Cidade onde praticamente começou a efetiva colonização a partir de 1580 e que durante muitos anos rendeu lucros exorbitantes para Portugal através dos engenhos de cana de açúcar.
Em 1630, a principal área canavieira da América Portuguesa (a capitania de Pernambuco) caia nas mãos dos holandeses, que a governaram até 1654.

Durante a ocupação Holandesa, a cidade foi governada pelo holandês Maurício de Nassau e transformada em sede do governo holandês. Nassau deu os primeiros passos rumo ao “progresso” e “modernizou” a cidade de Recife. Se antes, com o domínio dos portugueses, Olinda era a cidade mais importante da capitania de Pernambuco, agora, com os holandeses, passou a ser Recife.

Cidade de resistência. Cidade criada pelos braços negros de escravizados africanos e indígenas, que presenciou de pertinho o nascimento do maior quilombo da história: Quilombo dos Palmares, cujo chefe guerreiro durante muito tempo foi Zumbi. Resistência dos tambores, dos maracatus, dos candomblés, da África! Resistência à qualquer tipo de colonização das mentes!

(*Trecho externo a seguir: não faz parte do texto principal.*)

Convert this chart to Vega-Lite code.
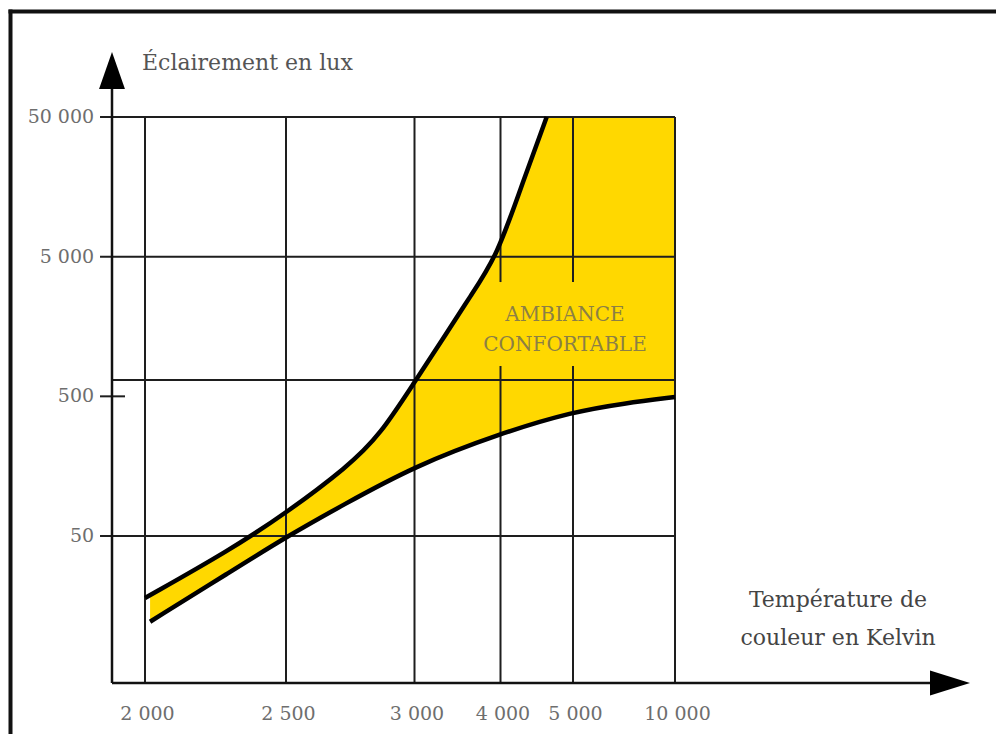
{
  "$schema": "https://vega.github.io/schema/vega-lite/v6.json",
  "width": 996,
  "height": 734,
  "autosize": {"type": "none"},
  "padding": 0,
  "background": "white",
  "config": {
    "view": {"stroke": null},
    "axis": {"disable": true},
    "text": {"font": "DejaVu Serif"}
  },
  "datasets": {
    "upper": [
      {"T": 2000, "lux": 18.0},
      {"T": 2301, "lux": 39.7},
      {"T": 2500, "lux": 73},
      {"T": 2740, "lux": 156.7},
      {"T": 2866, "lux": 264.5},
      {"T": 3000, "lux": 633},
      {"T": 3374, "lux": 1414},
      {"T": 3645, "lux": 2584},
      {"T": 3956, "lux": 5000},
      {"T": 4269, "lux": 15000},
      {"T": 4637, "lux": 50000}
    ],
    "lower": [
      {"T": 2018, "lux": 12.17},
      {"T": 2301, "lux": 27.6},
      {"T": 2500, "lux": 49.2},
      {"T": 2721, "lux": 83.3},
      {"T": 3000, "lux": 158.5},
      {"T": 4000, "lux": 271.8},
      {"T": 5000, "lux": 388},
      {"T": 7515, "lux": 445.8},
      {"T": 10000, "lux": 494.5}
    ],
    "vgrid": [
      {"T": 2000, "lo": 4.431, "hi": 50000},
      {"T": 2500, "lo": 4.431, "hi": 50000},
      {"T": 3000, "lo": 4.431, "hi": 50000},
      {"T": 4000, "lo": 4.431, "hi": 824},
      {"T": 4000, "lo": 3290, "hi": 50000},
      {"T": 5000, "lo": 4.431, "hi": 824},
      {"T": 5000, "lo": 3290, "hi": 50000},
      {"T": 10000, "lo": 4.431, "hi": 50000}
    ],
    "hgrid": [
      {"lux": 50000, "from": 1441, "to": 10000},
      {"lux": 5000, "from": 1441, "to": 10000},
      {"lux": 654, "from": 1500, "to": 10000},
      {"lux": 500, "from": 1441, "to": 1697},
      {"lux": 50, "from": 1441, "to": 10000}
    ],
    "xlabels": [
      {"T": 2000, "label": "2 000"},
      {"T": 2500, "label": "2 500"},
      {"T": 3000, "label": "3 000"},
      {"T": 4000, "label": "4 000"},
      {"T": 5000, "label": "5 000"},
      {"T": 10000, "label": "10 000"}
    ],
    "ylabels": [
      {"lux": 50000, "label": "50 000"},
      {"lux": 5000, "label": "5 000"},
      {"lux": 500, "label": "500"},
      {"lux": 50, "label": "50"}
    ]
  },
  "layer": [
    {
      "data": {"name": "lower"},
      "mark": {"type": "area", "color": "#FFD800", "interpolate": "basis", "opacity": 1},
      "encoding": {
        "x": {"field": "T", "type": "quantitative", "scale": {"type": "linear", "domain": [1000, 1500, 2000, 2500, 3000, 4000, 5000, 10000, 20000], "range": [10.5, 112, 145, 286, 414.5, 500.5, 573, 675, 950], "nice": false, "zero": false}},
        "y": {"field": "lux", "type": "quantitative", "scale": {"type": "log", "domain": [1.912, 344000], "range": [734, 0], "nice": false}},
        "y2": {"datum": 50000}
      }
    },
    {
      "data": {"name": "upper"},
      "mark": {"type": "area", "color": "white", "interpolate": "basis", "opacity": 1},
      "encoding": {
        "x": {"field": "T", "type": "quantitative"},
        "y": {"field": "lux", "type": "quantitative"},
        "y2": {"datum": 50000}
      }
    },
    {
      "data": {"name": "vgrid"},
      "mark": {"type": "rule", "color": "#1e1e1e", "strokeWidth": 2},
      "encoding": {
        "x": {"field": "T", "type": "quantitative"},
        "y": {"field": "lo", "type": "quantitative"},
        "y2": {"field": "hi"}
      }
    },
    {
      "data": {"name": "hgrid"},
      "mark": {"type": "rule", "color": "#1e1e1e", "strokeWidth": 2},
      "encoding": {
        "y": {"field": "lux", "type": "quantitative"},
        "x": {"field": "from", "type": "quantitative"},
        "x2": {"field": "to"}
      }
    },
    {
      "data": {"values": [{}]},
      "mark": {"type": "rule", "color": "#111", "strokeWidth": 2.5},
      "encoding": {
        "x": {"datum": 1500, "type": "quantitative"},
        "y": {"datum": 4.431, "type": "quantitative"},
        "y2": {"datum": 107600}
      }
    },
    {
      "data": {"values": [{}]},
      "mark": {"type": "rule", "color": "#111", "strokeWidth": 2.5},
      "encoding": {
        "y": {"datum": 4.431, "type": "quantitative"},
        "x": {"datum": 1500, "type": "quantitative"},
        "x2": {"datum": 20000}
      }
    },
    {
      "data": {"values": [{}]},
      "mark": {"type": "rule", "color": "#111", "strokeWidth": 4, "strokeCap": "square"},
      "encoding": {
        "x": {"datum": 1000, "type": "quantitative"},
        "y": {"datum": 1, "type": "quantitative"},
        "y2": {"datum": 284600}
      }
    },
    {
      "data": {"values": [{}]},
      "mark": {"type": "rule", "color": "#111", "strokeWidth": 4, "strokeCap": "square"},
      "encoding": {
        "y": {"datum": 284600, "type": "quantitative"},
        "x": {"datum": 1000, "type": "quantitative"},
        "x2": {"datum": 22000}
      }
    },
    {
      "data": {"name": "lower"},
      "mark": {"type": "line", "color": "black", "strokeWidth": 4.5, "interpolate": "basis"},
      "encoding": {
        "x": {"field": "T", "type": "quantitative"},
        "y": {"field": "lux", "type": "quantitative"}
      }
    },
    {
      "data": {"name": "upper"},
      "mark": {"type": "line", "color": "black", "strokeWidth": 4.5, "interpolate": "basis"},
      "encoding": {
        "x": {"field": "T", "type": "quantitative"},
        "y": {"field": "lux", "type": "quantitative"}
      }
    },
    {
      "data": {"values": [{}]},
      "mark": {"type": "point", "shape": "M0,-1L0.7,1L-0.7,1Z", "filled": true, "color": "black", "opacity": 1, "size": 1369},
      "encoding": {
        "x": {"datum": 1500, "type": "quantitative"},
        "y": {"datum": 107600, "type": "quantitative"}
      }
    },
    {
      "data": {"values": [{}]},
      "mark": {"type": "point", "shape": "M1,0L-1,-0.625L-1,0.625Z", "filled": true, "color": "black", "opacity": 1, "size": 1600},
      "encoding": {
        "x": {"datum": 20000, "type": "quantitative"},
        "y": {"datum": 4.431, "type": "quantitative"}
      }
    },
    {
      "data": {"name": "xlabels"},
      "mark": {"type": "text", "font": "DejaVu Serif", "fontSize": 19, "color": "#6e6e6e", "align": "center", "baseline": "middle", "dx": 2.5},
      "encoding": {
        "x": {"field": "T", "type": "quantitative"},
        "y": {"datum": 2.66, "type": "quantitative"},
        "text": {"field": "label"}
      }
    },
    {
      "data": {"name": "ylabels"},
      "mark": {"type": "text", "font": "DejaVu Serif", "fontSize": 19, "color": "#6e6e6e", "align": "right", "baseline": "middle"},
      "encoding": {
        "x": {"datum": 1412, "type": "quantitative"},
        "y": {"field": "lux", "type": "quantitative"},
        "text": {"field": "label"}
      }
    },
    {
      "data": {"values": [{"t": "Éclairement en lux"}]},
      "mark": {"type": "text", "font": "DejaVu Serif", "fontSize": 22, "color": "#555555", "align": "left", "baseline": "alphabetic"},
      "encoding": {
        "x": {"datum": 1955, "type": "quantitative"},
        "y": {"datum": 108500, "type": "quantitative"},
        "text": {"field": "t"}
      }
    },
    {
      "data": {"values": [{"t": "Température de"}]},
      "mark": {"type": "text", "font": "DejaVu Serif", "fontSize": 22, "color": "#444444", "align": "center", "baseline": "alphabetic"},
      "encoding": {
        "x": {"datum": 15927, "type": "quantitative"},
        "y": {"datum": 15.5, "type": "quantitative"},
        "text": {"field": "t"}
      }
    },
    {
      "data": {"values": [{"t": "couleur en Kelvin"}]},
      "mark": {"type": "text", "font": "DejaVu Serif", "fontSize": 22, "color": "#444444", "align": "center", "baseline": "alphabetic"},
      "encoding": {
        "x": {"datum": 15927, "type": "quantitative"},
        "y": {"datum": 8.29, "type": "quantitative"},
        "text": {"field": "t"}
      }
    },
    {
      "data": {"values": [{"t": "AMBIANCE"}]},
      "mark": {"type": "text", "font": "DejaVu Serif", "fontSize": 20, "color": "#8c7f45", "align": "center", "baseline": "alphabetic"},
      "encoding": {
        "x": {"datum": 4890, "type": "quantitative"},
        "y": {"datum": 1740, "type": "quantitative"},
        "text": {"field": "t"}
      }
    },
    {
      "data": {"values": [{"t": "CONFORTABLE"}]},
      "mark": {"type": "text", "font": "DejaVu Serif", "fontSize": 20, "color": "#8c7f45", "align": "center", "baseline": "alphabetic"},
      "encoding": {
        "x": {"datum": 4890, "type": "quantitative"},
        "y": {"datum": 1061, "type": "quantitative"},
        "text": {"field": "t"}
      }
    }
  ]
}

Após a Restauração Pernambucana, com a expulsão dos holandeses e a restauração do domínio português, o Nordeste iniciou uma crise devido, principalmente, a concorrência com a produção de açúcar holandesa nas Antilhas. As disputas entre portugueses e holandeses também favoreceram que muitos escravizados fugissem para Palmares, piorando a crise econômica. Outro fator foi que os altos custeios com a guerra fizeram com que os impostos aumentassem gerando resistência dos colonos.

O Nordeste foi e continua sendo deixado de lado pelo suposto “centro” do Brasil.
O Movimento Mangue da década de 90 hoje completa 20 anos de pura revolução no Recife e no Brasil. Até quando vamos fechar os olhos para isso?

Recife, cidade nordestina que precisa continuar ensinando muita coisa para o Brasil!


VIVA CHICO SCIENCE! VIVA NAÇÃO ZUMBI! VIVA ZUMBI DOS PALMARES!